Sina M. Reid first met Mr. Payne at NEA and then shortly after he opened his first restaurant, went to work for him in personnel and training. When she left the company, she was executive vice president.
"Osborne was successful because of three things. He had great personal charm and charisma, and people liked him," said Mrs. Reid. "He had a commitment to excellence and wanted things done right. He was interested in and committed to youth. He inspired young people and gave them a chance.
Mrs. Reid added that he had "very high operating standards and was diligent about finances."
While his business made him into a millionaire, Mr. Payne was far from being an elusive owner sitting in an office.
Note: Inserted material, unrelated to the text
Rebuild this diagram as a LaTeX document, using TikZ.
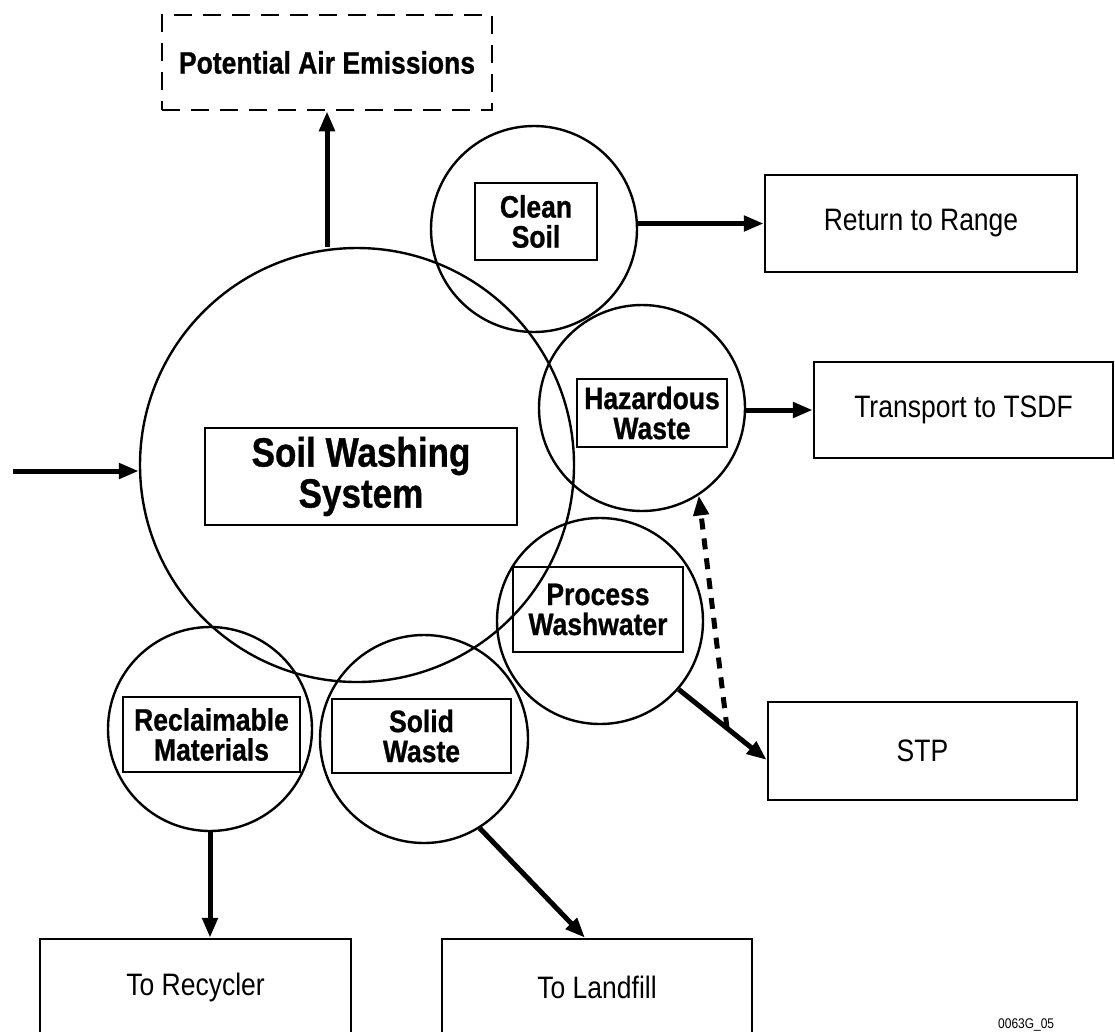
\documentclass[tikz,border=0pt]{standalone}
\usepackage{fontspec}
\setmainfont{Liberation Sans}[FakeStretch=0.855, BoldFeatures={FakeBold=0.8}]
\usetikzlibrary{arrows.meta}
\tikzset{
  circ/.style={draw, circle, line width=2.4pt, inner sep=0pt, minimum size=#1},
  lbox/.style={draw, line width=2.5pt, inner sep=0pt, align=center,
    font=\bfseries\fontsize{31}{30}\selectfont},
  obox/.style={draw, line width=2.5pt, inner sep=0pt, align=center,
    font=\fontsize{31}{36}\selectfont},
  flow/.style={line width=5pt, -{Triangle[length=20pt,width=15pt]}},
  dflow/.style={line width=5pt, dash pattern=on 11pt off 9pt, -{Triangle[length=20pt,width=15pt]}},
}
\begin{document}
\begin{tikzpicture}[x=1pt,y=-1pt]
\useasboundingbox (0,0) rectangle (1115,1031);
% circles
\node[circ=434pt] (big) at (357,465) {};
\node[circ=206pt] (clean) at (534,229) {};
\node[circ=206pt] (haz) at (642,408) {};
\node[circ=206pt] (proc) at (600,621) {};
\node[circ=204pt] (recl) at (210,729) {};
\node[circ=208pt] (solid) at (424,739) {};
% inner boxes
\node[lbox, minimum width=312pt, minimum height=97pt,
  font=\bfseries\fontsize{41}{41}\selectfont] (sws) at (361,476.5) {Soil Washing\\System};
\node[lbox, minimum width=122pt, minimum height=77pt] (cleanb) at (536,221.5) {Clean\\Soil};
\node[lbox, minimum width=150pt, minimum height=68pt] (hazb) at (652,413) {Hazardous\\Waste};
\node[lbox, minimum width=170pt, minimum height=85pt] (procb) at (598,609.5) {Process\\Washwater};
\node[lbox, minimum width=177pt, minimum height=75pt] (reclb) at (211.5,734.5) {Reclaimable\\Materials};
\node[lbox, minimum width=179pt, minimum height=74pt] (solidb) at (421.5,736) {Solid\\Waste};
% outer boxes
\node[lbox, dash pattern=on 18pt off 11pt, line width=2.5pt,
  minimum width=330pt, minimum height=95pt] (air) at (327,62.5) {Potential Air Emissions};
\node[obox, minimum width=312pt, minimum height=97pt] (ret) at (921,223.5) {Return to Range};
\node[obox, minimum width=299pt, minimum height=96pt] (tsdf) at (963.5,410) {Transport to TSDF};
\node[obox, minimum width=309pt, minimum height=98pt] (stp) at (922.5,751) {STP};
\node[obox, minimum width=311pt, minimum height=96pt] (recy) at (195.5,987) {To Recycler};
\node[obox, minimum width=310pt, minimum height=96pt] (land) at (597,987) {To Landfill};
\node[anchor=base west, font=\fontsize{14}{14}\selectfont, inner sep=0pt] (code) at (998,1028) {0063G\_05};
% connectors
\coordinate (in) at (13,471);
\coordinate (dstart) at (727,728);
\draw[flow] (in) -- (in -| big.west);
\draw[flow] (air.south |- big.north) -- (air.south);
\draw[flow] (clean.east |- ret.west) -- (ret.west);
\draw[flow] (haz.east |- tsdf.west) -- (tsdf.west);
\draw[flow] (proc.-41) -- ([yshift=-9pt]stp.west);
\draw[dflow] (dstart) -- (haz.-57);
\draw[flow] (recl.south) -- (recl.south |- recy.north);
\draw[flow] (solid.-58) -- ([xshift=-12pt]land.north);
\end{tikzpicture}
\end{document}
He remained an on-site presence and hands-on-owner, and often pitched in to help his workers when a store got busy. He told The Sun Magazine that his favorite job was operating the fryolator and pulling up baskets of french fries.
Arnold Williams was a longtime friend, as well as Mr. Payne's accountant and business consultant.
"He was always very business-astute and was always an educator," said Mr. Williams. "He had very sound principles and was a very ethical gentleman. He was a leader and always willing to mentor someone so they could get to the next level."
Mr. Payne owned and operated a second business, Baltimore Specialty Tours, that offered boat and limousine services.
He retired in 1999.
Mr. Payne, a former Baltimore resident who later moved to Columbia, was the founding chairman of Associated Black Charities and a founding member of the President's Roundtable, which is made up of African-American business leaders, and was a founding director of Columbia Bank, now Fulton Financial.
He is featured in the Great Blacks in Wax Museum in Baltimore.
He was a communicant for 35 years of St. John's Episcopal Church, where he had been a member of its vestry, and was the first African-American to serve as senior warden.
Plans for a memorial service to be held at his church were incomplete Thursday.
Surviving are his wife of 51 years, the former Famebridge Cunningham; two daughters, Sarita Payne of Columbia and Famebridge S. Witherspoon of Lawrence, Mass.; two grandchildren; and two great-grandchildren. An earlier marriage to the former Sylvia Coles ended in divorce.